— Begin Raw data —
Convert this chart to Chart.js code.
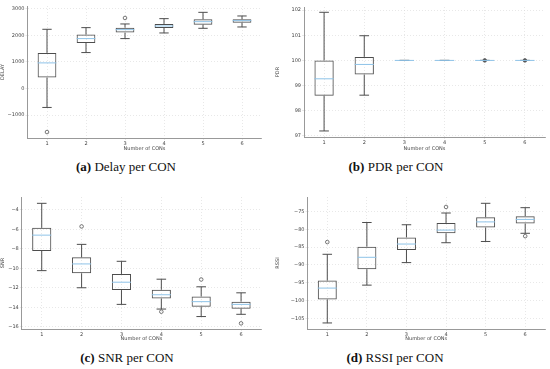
<!DOCTYPE html>
<html>
<head>
<meta charset="utf-8">
<script src="https://cdn.jsdelivr.net/npm/chart.js@4.4.1/dist/chart.umd.min.js"></script>
<style>
  body { margin: 0; width: 550px; height: 369px; background: #fff; position: relative; overflow: hidden; }
  canvas { position: absolute; }
  .cap { position: absolute; font-family: 'Liberation Serif', serif; font-size: 13px; color: #111; transform: translate(-50%, -50%); white-space: nowrap; }
</style>
</head>
<body>
<canvas id="cA"></canvas>
<canvas id="cB"></canvas>
<canvas id="cC"></canvas>
<canvas id="cD"></canvas>
<div class="cap" style="left:126px; top:167px"><b>(a)</b> Delay per CON</div>
<div class="cap" style="left:396px; top:167px"><b>(b)</b> PDR per CON</div>
<div class="cap" style="left:127px; top:358px"><b>(c)</b> SNR per CON</div>
<div class="cap" style="left:395px; top:358px"><b>(d)</b> RSSI per CON</div>
<script>
// categorias (numero de CONs)
const cons = ['1', '2', '3', '4', '5', '6']

// Delay
const delayMin = [-712, 1350, 1875, 2087, 2262, 2312]
const delayQ1  = [412, 1712, 2100, 2275, 2400, 2475]
const delayMed = [962, 1875, 2212, 2350, 2512, 2550]
const delayQ3  = [1337, 2025, 2287, 2425, 2600, 2600]
const delayMax = [2225, 2287, 2425, 2625, 2862, 2725]
const delayOut = [-1637, null, 2650, null, null, null]
const delayTicks = [-1000, 0, 1000, 2000, 3000]

// PDR
const pdrMin = [97.2, 98.62, 100, 100, 100, 100]
const pdrQ1  = [98.6, 99.44, 100, 100, 100, 100]
const pdrMed = [99.27, 99.84, 100, 100, 100, 100]
const pdrQ3  = [100, 100.14, 100, 100, 100, 100]
const pdrMax = [101.91, 100.98, 100, 100, 100, 100]
const pdrOut = [null, null, null, null, 100, 100]
const pdrTicks = [97, 98, 99, 100, 101, 102]

// SNR
const snrMin = [-10.24, -12.0, -13.71, -14.19, -14.96, -14.73]
const snrQ1  = [-8.22, -10.51, -12.24, -13.1, -13.94, -14.15]
const snrMed = [-6.59, -9.55, -11.43, -12.72, -13.43, -13.71]
const snrQ3  = [-5.84, -8.87, -10.58, -12.21, -12.89, -13.43]
const snrMax = [-3.32, -7.54, -9.28, -11.12, -11.9, -12.52]
const snrOut = [null, -5.7, null, -14.46, -11.15, -15.66]
const snrTicks = [-16, -14, -12, -10, -8, -6, -4]

// RSSI
const rssiMin = [-106.3, -95.67, -89.34, -83.75, -83.4, -81.1]
const rssiQ1  = [-99.7, -91.2, -85.8, -81.1, -79.5, -78.35]
const rssiMed = [-96.5, -87.85, -84.12, -80.2, -77.9, -77.2]
const rssiQ3  = [-94.4, -84.87, -82.26, -78.2, -76.6, -76.3]
const rssiMax = [-87.0, -78.07, -78.7, -75.4, -72.67, -73.9]
const rssiOut = [-83.57, null, null, -73.7, null, -81.9]
const rssiTicks = [-105, -100, -95, -90, -85, -80, -75]

const boxColor = '#4d4d4d'
const medColor = '#8ec3e8'
const gridColor = '#d9d9d9'
const tickFont = { family: 'DejaVu Sans', size: 5 }

// desenha bigodes, caps e mediana usando as escalas do grafico
const boxPlugin = {
  id: 'boxPlugin',
  afterDatasetsDraw(chart) {
    const st = chart.options.plugins.boxPlugin
    const meta = chart.getDatasetMeta(0)
    const y = chart.scales.y
    const ctx = chart.ctx
    ctx.save()
    meta.data.forEach((bar, i) => {
      const x = bar.x, w = bar.width
      const yMin = y.getPixelForValue(st.min[i])
      const yMax = y.getPixelForValue(st.max[i])
      const yQ1 = y.getPixelForValue(st.q1[i])
      const yQ3 = y.getPixelForValue(st.q3[i])
      const yMed = y.getPixelForValue(st.med[i])
      ctx.strokeStyle = boxColor
      ctx.lineWidth = 1
      ctx.beginPath()
      ctx.moveTo(x, yQ3); ctx.lineTo(x, yMax)
      ctx.moveTo(x, yQ1); ctx.lineTo(x, yMin)
      ctx.moveTo(x - w / 4, yMax); ctx.lineTo(x + w / 4, yMax)
      ctx.moveTo(x - w / 4, yMin); ctx.lineTo(x + w / 4, yMin)
      ctx.stroke()
      ctx.strokeStyle = medColor
      ctx.beginPath()
      ctx.moveTo(x - w / 2, yMed); ctx.lineTo(x + w / 2, yMed)
      ctx.stroke()
    })
    ctx.restore()
  }
}

function makePanel(id, pos, area, yLabel, yScale, st, outliers, filledOut) {
  const canvas = document.getElementById(id)
  canvas.style.left = pos.left + 'px'
  canvas.style.top = pos.top + 'px'
  canvas.style.width = pos.w + 'px'
  canvas.style.height = pos.h + 'px'
  canvas.width = pos.w
  canvas.height = pos.h

  new Chart(canvas, {
    data: {
      labels: cons,
      datasets: [{
        type: 'bar',
        data: st.q1.map((v, i) => [v, st.q3[i]]),
        backgroundColor: 'rgba(255,255,255,0)',
        borderColor: boxColor,
        borderWidth: 1,
        borderSkipped: false,
        barPercentage: 0.48,
        categoryPercentage: 1
      }, {
        type: 'line',
        data: outliers,
        showLine: false,
        pointRadius: 1.8,
        pointBorderWidth: 0.8,
        pointBorderColor: '#555',
        pointBackgroundColor: filledOut ? '#555' : 'rgba(255,255,255,0)'
      }]
    },
    options: {
      responsive: false,
      animation: false,
      layout: { padding: { left: 0, top: area.top, right: pos.w - area.right, bottom: 0 } },
      plugins: {
        legend: { display: false },
        tooltip: { enabled: false },
        boxPlugin: st
      },
      scales: {
        x: {
          offset: true,
          grid: { offset: false, color: gridColor, tickLength: 2, lineWidth: 0.6 },
          border: { color: '#999', width: 1, dash: [1, 2] },
          ticks: { font: tickFont, color: '#444', padding: 1, maxRotation: 0 },
          title: { display: true, text: 'Number of CONs', font: tickFont, color: '#444', padding: { top: 1, bottom: 0 } },
          afterFit: s => { s.height = pos.h - area.bottom }
        },
        y: {
          min: yScale.min,
          max: yScale.max,
          grid: { color: gridColor, tickLength: 2, lineWidth: 0.6 },
          border: { color: '#999', width: 1, dash: [1, 2] },
          ticks: {
            font: tickFont, color: '#444', padding: 1,
            callback: v => String(v).replace('-', '\u2212')
          },
          afterBuildTicks: s => { s.ticks = yScale.ticks.map(v => ({ value: v })) },
          title: { display: true, text: yLabel, font: tickFont, color: '#444', padding: 0 },
          afterFit: s => { s.width = area.left }
        }
      }
    },
    plugins: [boxPlugin]
  })
}

makePanel('cA', { left: 0, top: 0, w: 275, h: 152 }, { left: 27.5, right: 261.5, top: 6, bottom: 138 },
  'DELAY', { min: -1860, max: 3100, ticks: delayTicks },
  { min: delayMin, q1: delayQ1, med: delayMed, q3: delayQ3, max: delayMax }, delayOut, false)

makePanel('cB', { left: 275, top: 0, w: 275, h: 152 }, { left: 29, right: 270, top: 7, bottom: 137 },
  'PDR', { min: 96.96, max: 102.12, ticks: pdrTicks },
  { min: pdrMin, q1: pdrQ1, med: pdrMed, q3: pdrQ3, max: pdrMax }, pdrOut, true)

makePanel('cC', { left: 0, top: 180, w: 275, h: 162 }, { left: 21.8, right: 261, top: 17, bottom: 149 },
  'SNR', { min: -16.24, max: -2.67, ticks: snrTicks },
  { min: snrMin, q1: snrQ1, med: snrMed, q3: snrQ3, max: snrMax }, snrOut, false)

makePanel('cD', { left: 275, top: 180, w: 275, h: 162 }, { left: 32.5, right: 270, top: 17, bottom: 149 },
  'RSSI', { min: -108, max: -70.9, ticks: rssiTicks },
  { min: rssiMin, q1: rssiQ1, med: rssiMed, q3: rssiQ3, max: rssiMax }, rssiOut, false)
</script>
</body>
</html>
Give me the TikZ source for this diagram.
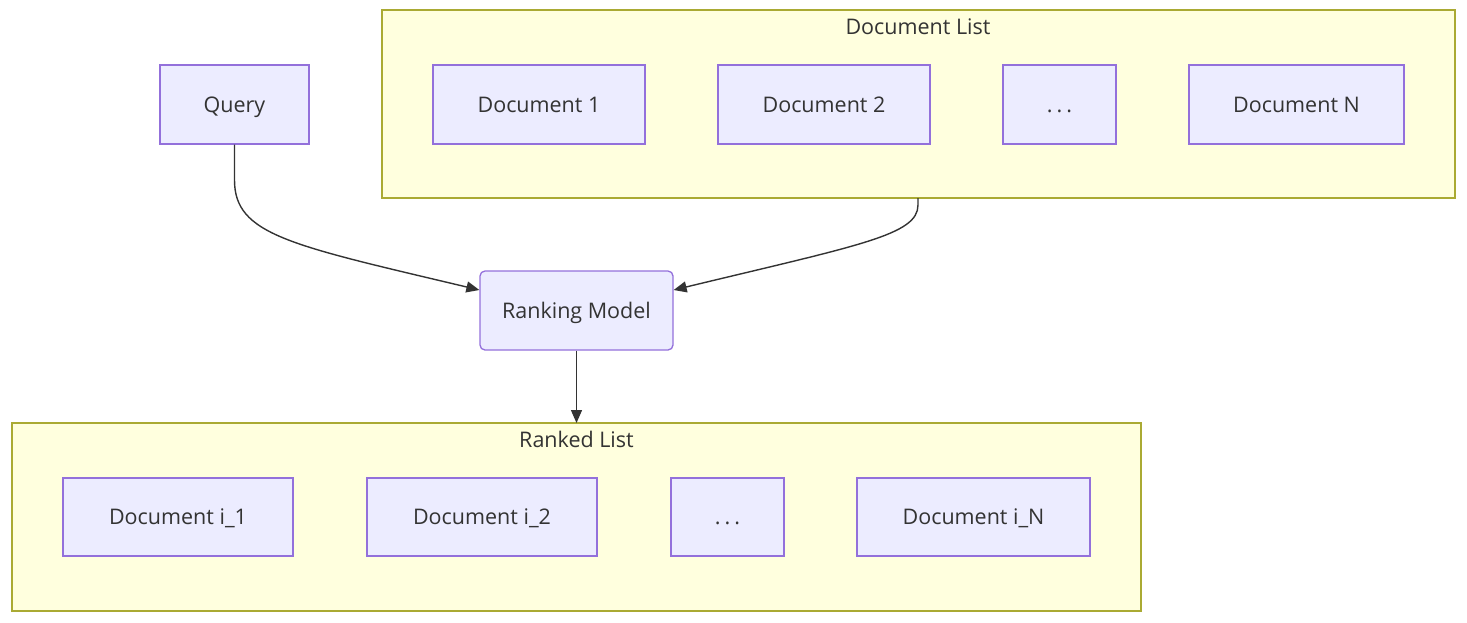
— End Raw data —
- [Set task] Identify the lines above that contain the word "this", then copy them.

- [Solved exercise]
Convert this chart to Chart.js code.
Give me the TikZ source for this diagram.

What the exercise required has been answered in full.